- Genre: Thriller; Historical drama;
- Based on: An idea by Gerrit Hermans
- Written by: Claudia Garde; Martin Rehbock; Peter Furrer;
- Directed by: Claudia Garde
- Starring: Mercedes Müller; Max Riemelt; Sebastian Blomberg; Martin Wuttke; Jürgen Maurer; Katharina Marie Schubert;
- Theme music composer: Florian Tessloff
- Country of origin: Germany
- Original languages: German; Russian; Yiddish; English;
- No. of seasons: 1
- No. of episodes: 6

Production
- Producers: Philip Voges; Fabian Winkelmann;
- Running time: 45 minutes
- Production companies: Odeon Fiction; WDR; ARD;

Original release
- Network: Das Erste;
- Release: 17 January 2023 – present

= Bonn (TV series) =

2023 German television series

Bonn (German: Bonn – Alte Freunde, neue Feinde; lit. "Bonn – Old friends, new enemies") is a six-part German political thriller TV series released in January 2023, directed by Claudia Garde, who is also lead writer. Set in the Federal Republic of Germany in the aftermath of World War II in the 1950s, the series stars Mercedes Müller in the lead role as the young woman Toni. The cast includes Max Riemelt, Sebastian Blomberg, Martin Wuttke, Juergen Maurer, Johanna Gastdorf and Christian Harting.

==Synopsis==
The story is based on true events. Bonn was the capital of West Germany after the war, and it was in this city that two German secret services, the Federal Office for the Protection of the Constitution (headed by Otto John) and the Gehlen Organization (headed by Reinhard Gehlen ) held meetings. The latter included former Nazis, who tried to wield political influence as well as mobilising a secret army as defence against Russia. It is held that German chancellor Konrad Adenauer knew about the aims of the Gehlen Organization but helped to keep it secret, thus facilitating the integration of its members into post-war Germany.

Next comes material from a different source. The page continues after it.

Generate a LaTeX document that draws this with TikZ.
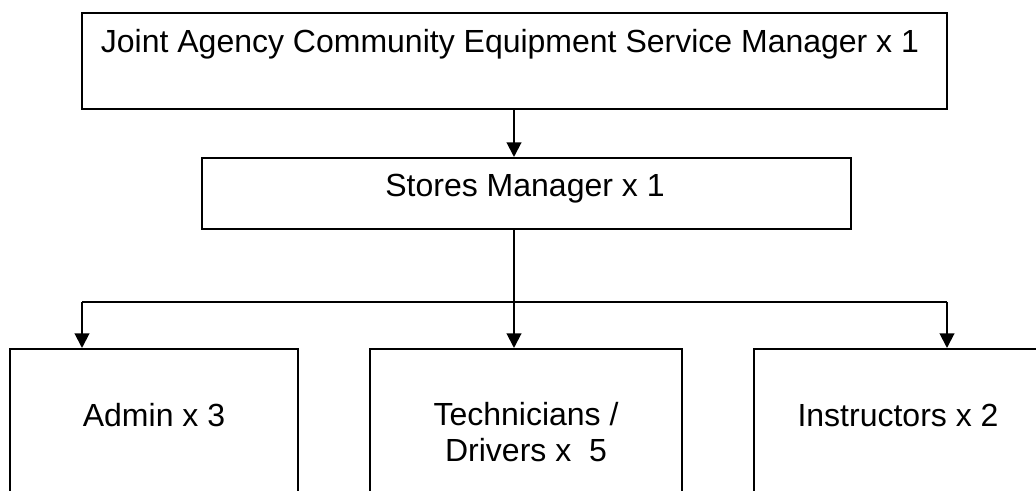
\documentclass[tikz,border=0pt]{standalone}
\usepackage{fontspec}
\setmainfont{Liberation Sans}
\usetikzlibrary{fit,arrows.meta}
\begin{document}
\begin{tikzpicture}[x=0.75pt,y=-0.75pt,
  boxnode/.style={draw=black,line width=1.5pt,inner sep=0pt},
  boxtext/.style={anchor=base,inner sep=0pt,font=\fontsize{24pt}{27pt}\selectfont,align=center},
  link/.style={line width=1.5pt},
  arrowlink/.style={link,-{Triangle[width=11pt,length=11pt]}}]
\useasboundingbox (0,0) rectangle (1036,491);
\clip (0,0) rectangle (1036,491);

% boxes
\node[boxnode,fit={(82,13.5) (947,109)}] (top) {};
\node[boxnode,fit={(202,158) (851,229)}] (stores) {};
\node[boxnode,fit={(10,349) (298,520)}] (admin) {};
\node[boxnode,fit={(370,349) (682,520)}] (tech) {};
\node[boxnode,fit={(754,349) (1042,520)}] (instr) {};

% texts
\node[boxtext] (topT) at (510,53) {Joint Agency Community Equipment Service Manager x 1};
\node[boxtext] (storesT) at (525,197) {Stores Manager x 1};
\node[boxtext] (adminT) at (154,427) {Admin x 3};
\node[boxtext,anchor=north] (techT) at (526,402) {Technicians /\\Drivers x\ \ 5};
\node[boxtext] (instrT) at (898,427) {Instructors x 2};

% bus line
\coordinate (busL) at (82,302);
\coordinate (busM) at (514,302);
\coordinate (busR) at (947,302);

% connectors
\draw[arrowlink] (top.south -| busM) -- (stores.north -| busM);
\draw[link] (stores.south -| busM) -- (busM);
\draw[link] (busL) -- (busR);
\draw[arrowlink] (busL) -- (admin.north -| busL);
\draw[arrowlink] (busM) -- (tech.north -| busM);
\draw[arrowlink] (busR) -- (instr.north -| busR);
\end{tikzpicture}
\end{document}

Set in 1954, Toni, a young woman who has spent a year as an au pair in England, returns to her family in Germany and starts working as a translating secretary at the Gehlen Organization, before being approached by the other secret service and asked to work as a secret agent for them.

==Cast==
- Mercedes Müller as Toni Schmidt
- Jürgen Maurer as Toni's father, Gerd Schmidt
- Luise von Finckh as Ingrid Schmidt
- Katharina Marie Schubert as Else Schmidt
- Max Riemelt as Wolfgang Berns
- Sebastian Blomberg as Otto John
- Inga Busch as Lucie John
- Martin Wuttke as Reinhard Gehlen
- Sascha Nathan
- Johanna Gastdorf as Ursula
- Carl Achleitner
- Dirk Ossig
- Christian Harting as Noah Berret
- Maike Elena Schmidt
- Julius Feldmeier as Hartmut Redlich
- André Eisermann as Alois Brunner

==Production==
The story is based on an idea by Gerrit Hermans, with the screenplay written by Claudia Garde, along with Martin Rehbock and Peter Furrer. Garde also directs the six-part series. The dialogue is mainly in German. The music was composed by Florian Tessloff, and Andreas Köhler was cinematographer.

The series is produced by Philip Voges and Fabian Winkelmann of Odeon Fiction, a Leonine Studios company, in co-production with German broadcaster WDR, who commissioned the series, and Wilma Film for ARD. Leonine is responsible for international sales of Bonn.

Filming took place on locations in the Czech Republic and North Rhine-Westphalia, wrapping in July 2021.

==Release ==
The series premiered on German public network Das Erste. It was shown in double episodes on 17, 18, and 24 January 2023 at prime time. All episodes were made available via the ARD Mediathek (ARD media library) from 11 January.

In addition, a documentary entitled Alte Freunde, neue Feinde – Die Doku ("Old Friends, New Enemies – The Documentary"), along with two other documentary shorts on the period, were available in ARD Mediathek.

The series became available on Netflix on 25 July 2023, and was streamed on SBS On Demand by public broadcaster SBS Television in Australia from 20 September 2023.

==Reception==
The series was well-reviewed in Germany.